Deux courts-métrages seront projetés : On a Sunday at Eleven d’Alicia K. Harris, et Nœuds, d’Aïcha Morin-Baldé.

Au micro d’ONFR, cette dernière explique que Nœuds est un documentaire « sur la relation des femmes noires avec leurs cheveux naturels. C’est venu de mon besoin de discuter de ça par rapport à mon propre cheminement ».

Celle qui est née d’une union québécoise et guinéenne raconte qu’elle arborait jusqu’à récemment un afro qui lui a valu des commentaires négatifs, majoritairement de la part des femmes noires de son entourage. « Je voulais toucher à ce sujet, comment à l’intérieur de la communauté noire, entre nous, on a tendance, très souvent subconsciemment, à perpétuer des discriminations. »

La réalisatrice montréalaise Aïcha Morin-Baldé parle de racisme intériorisé avec son film Noeuds, réalisé en 2021. Photo : Gracieuseté de Aïcha Morin-Baldé

Nœuds se concentre sur les témoignages de deux protagonistes : Marlyne Désir, qui a vécu de la discrimination au travail, et Abisara Machold, propriétaire du premier salon de coiffure montréalais à se spécialiser dans la clientèle afrodescendante. Cette dernière a pu constater l’évolution de la société par rapport à l’apparence des femmes noires tout au long de sa carrière.

Aïcha Morin Baldé souligne tout de même qu’il ne faut pas amalgamer un manque d’acceptation de ses cheveux naturels avec une simple envie d’explorer la mode et les styles.

« Toutes les femmes noires portent des perruques. Ce n’est pas nécessairement parce qu’elles détestent leurs cheveux naturels, nuance-t-elle. Ultimement, on doit laisser les femmes, noires ou pas, faire ce qu’elles veulent avec leur apparence. Mais c’est sûr qu’il y a une certaine pression sociale, qu’on commence beaucoup plus à dénoncer maintenant. »

Nœuds a été présenté dans plusieurs festivals du film au Canada et a même obtenu une mention honorable au New-York Tri-State International Film Festival.

Un événement qui grandit

Crépu est né de la rencontre entre Sandra Ngenge Dusabe et Sharlène Clarke. La première a fondé The Moving Art Gallery, qui veut répondre au manque de représentation des femmes noires en art visuel à Ottawa. La seconde est l’instigatrice de Hors Pair Social, un groupe qui organise des événements destinés aux personnes noires de la région d’Ottawa-Gatineau.

En 2023, la première édition de Crépu a accueilli une centaine de personnes au Club Saw d’Ottawa. Parmi les visiteurs, on trouvait des commissaires d’Ingenium Canada, qui gère trois des sept musées nationaux situés dans la capitale.
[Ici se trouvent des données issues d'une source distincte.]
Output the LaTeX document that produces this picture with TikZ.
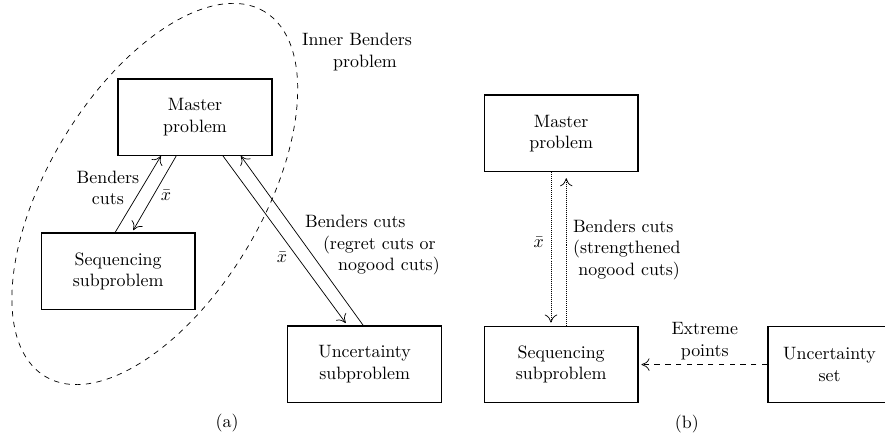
\documentclass[tikz,border=0pt]{standalone}
\usepackage{amsmath,amssymb}
\usepackage{xcolor}
\usepackage{tikz}
\usetikzlibrary{arrows.meta}

\begin{document}
\begin{tikzpicture}[>={Computer Modern Rightarrow[length=4.5pt,width=7pt]}]
		\useasboundingbox (0,0) rectangle (17.38,8.70);
		\tikzstyle{box}=[draw,line width=0.8pt,rectangle,minimum width=3.02cm,minimum height=1.5cm,align=center]
		\tikzstyle{lbl}=[inner sep=1pt,align=center]
		\tikzstyle{every path}+=[line width=0.4pt]
		% (a)
		\node[box] (ma) at (3.83,6.40) {Master\\problem};
		\node[box] (sa) at (2.32,3.37) {Sequencing\\subproblem};
		\node[box] (ua) at (7.16,1.55) {Uncertainty\\subproblem};
		\draw[dashed] (3.04,4.89) ellipse [x radius=4.18cm,y radius=2.10cm,rotate=59];
		\node[lbl] (ib) at (7.01,7.68) {Inner Benders\\\hspace*{0.9em}problem};
		\draw[->] ([xshift=-0.06cm]sa.north) -- ([xshift=-0.67cm]ma.south);
		\draw[->,shorten >=1.5pt] ([xshift=-0.37cm]ma.south) -- ([xshift=0.27cm]sa.north);
		\draw[->,shorten >=1.5pt] ([xshift=0.55cm]ma.south) -- ([xshift=-0.34cm]ua.north);
		\draw[->] ([xshift=-0.03cm]ua.north) -- ([xshift=0.90cm]ma.south);
		\node[lbl] (bc1) at (2.12,5.01) {Benders\\cuts};
		\node[lbl] (x1) at (3.26,4.87) {$\bar{x}$};
		\node[lbl] (x2) at (5.54,3.65) {$\bar{x}$};
		\node[lbl,anchor=west,align=left] (bc2) at (5.95,3.88) {Benders cuts\\\hspace*{1em}(regret cuts or\\\hspace*{1.85em}nogood cuts)};
		\node (la) at (4.46,0.39) {(a)};
		% (b)
		\node[box] (mb) at (11.02,6.08) {Master\\problem};
		\node[box] (sb) at (11.02,1.54) {Sequencing\\subproblem};
		\node[box,minimum width=2.42cm] (ub) at (16.29,1.54) {Uncertainty\\set};
		\tikzstyle{fine}=[dash pattern=on 0.56pt off 0.56pt]
		\draw[->,fine,shorten >=1.7pt] ([xshift=-0.20cm]mb.south) -- ([xshift=-0.20cm]sb.north);
		\draw[->,fine,shorten >=3.3pt] ([xshift=0.10cm]sb.north) -- ([xshift=0.10cm]mb.south);
		\draw[->,dashed,shorten >=1.5pt] (ub.west) -- (sb.east);
		\node[lbl] (x3) at (10.58,3.93) {$\bar{x}$};
		\node[lbl,align=left] (bc3) at (12.31,3.79) {Benders cuts\\(strengthened\\\hspace*{0.3em}nogood cuts)};
		\node[lbl] (ep) at (13.84,2.00) {Extreme\\points};
		\node (lb) at (13.49,0.37) {(b)};
\end{tikzpicture}
\end{document}
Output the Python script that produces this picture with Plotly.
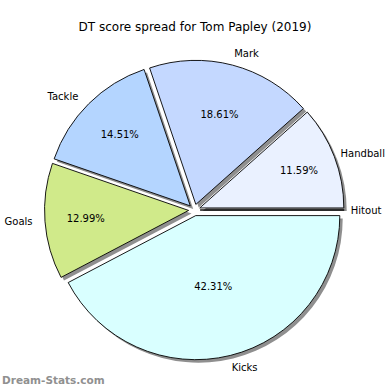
import plotly.graph_objects as go

labels = ["Hitout", "Handball", "Mark", "Tackle", "Goals", "Kicks"]
values = [0.00, 11.59, 18.61, 14.51, 12.99, 42.31]
colors = ["#d8e8ff", "#eaf1ff", "#c4d8ff", "#b4d5ff", "#d0ea8a", "#d9ffff"]
title_text = "DT score spread for Tom Papley (2019)"
watermark = "Dream-Stats.com"

W = H = 390
cx, cy = 199, 210
pull = 0.04
half = 155
cx_lab, cy_lab = 196, 210
half_lab = 162
sh = 3

def dom(h, x, y, dx=0, dy=0):
    x0 = (x + dx - h) / W
    x1 = (x + dx + h) / W
    y0 = (H - (y + dy) - h) / H
    y1 = (H - (y + dy) + h) / H
    return dict(x=[x0, x1], y=[y0, y1])

common = dict(
    labels=labels, values=values, sort=False, direction="counterclockwise",
    rotation=90, hoverinfo="skip",
)

fig = go.Figure()
# shadow
fig.add_trace(go.Pie(
    **common, domain=dom(half, cx, cy, sh, sh), pull=[pull] * len(values),
    marker=dict(colors=["#8f8f8f"] * len(values), line=dict(width=0)),
    textinfo="none", showlegend=False,
))
# main pie with percentages
fig.add_trace(go.Pie(
    **common, domain=dom(half, cx, cy), pull=[pull] * len(values),
    marker=dict(colors=colors, line=dict(color="black", width=0.9)),
    texttemplate="%{percent:.2%}", textposition="inside",
    insidetextorientation="horizontal",
    textfont=dict(family="DejaVu Sans", size=10, color="black"),
    showlegend=False,
))
# labels outside (transparent overlay)
fig.add_trace(go.Pie(
    **common, domain=dom(half_lab, cx_lab, cy_lab),
    marker=dict(colors=["rgba(0,0,0,0)"] * len(values), line=dict(width=0)),
    texttemplate="%{label}", textposition="outside",
    outsidetextfont=dict(family="DejaVu Sans", size=10, color="black"),
    showlegend=False,
))

fig.update_layout(
    width=W, height=H, margin=dict(l=0, r=0, t=0, b=0),
    paper_bgcolor="white", plot_bgcolor="white",
    title=dict(text=title_text, x=0.5, xanchor="center", y=1 - 27 / H, yanchor="middle",
               font=dict(family="DejaVu Sans", size=12, color="black")),
    annotations=[dict(text=watermark, x=0, y=10 / H, xref="paper", yref="paper",
                      xanchor="left", yanchor="middle", showarrow=False, xshift=-2,
                      font=dict(family="DejaVu Sans", size=10.5, color="#909090", weight="bold"))],
)
fig.write_html("out.html", config={"displayModeBar": False},
               post_script="document.body.style.margin='0';")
L’événement Crépu permet aussi de découvrir des entrepreneurs locaux afrodescendants. Photo : Curtis Perry

Les commissaires ont réalisé que Crépu rejoignait un sujet de recherche du Musée des sciences et de la technologie du Canada, qui souhaite exposer les contributions des Canadiens noirs dans le domaine des technologies domestiques.

Ils ont donc offert aux organisatrices un espace plus grand dès 2024. En 2025, l’événement se tient maintenant sur deux jours.

Une invitation pour tous

Si Crépu vise particulièrement la communauté noire d’Ottawa, Sandra Ngenge Dusabe rappelle que « ce ne sont pas toujours les personnes noires qui ont les cheveux crépus ». De plus, elle encourage les personnes blanches à se rendre à l’événement afin de s’éduquer et d’ouvrir la discussion avec leurs proches.

L’occasion de réseautage est une autre bonne raison de participer.

« Pour venir au Crépu, tu n’es pas obligé d’avoir des cheveux crépus. Ce n’est pas exclusif », rappelle l’organisatrice, qui souhaite plutôt encourager le dialogue sur les sujets qui touchent les personnes noires au Canada.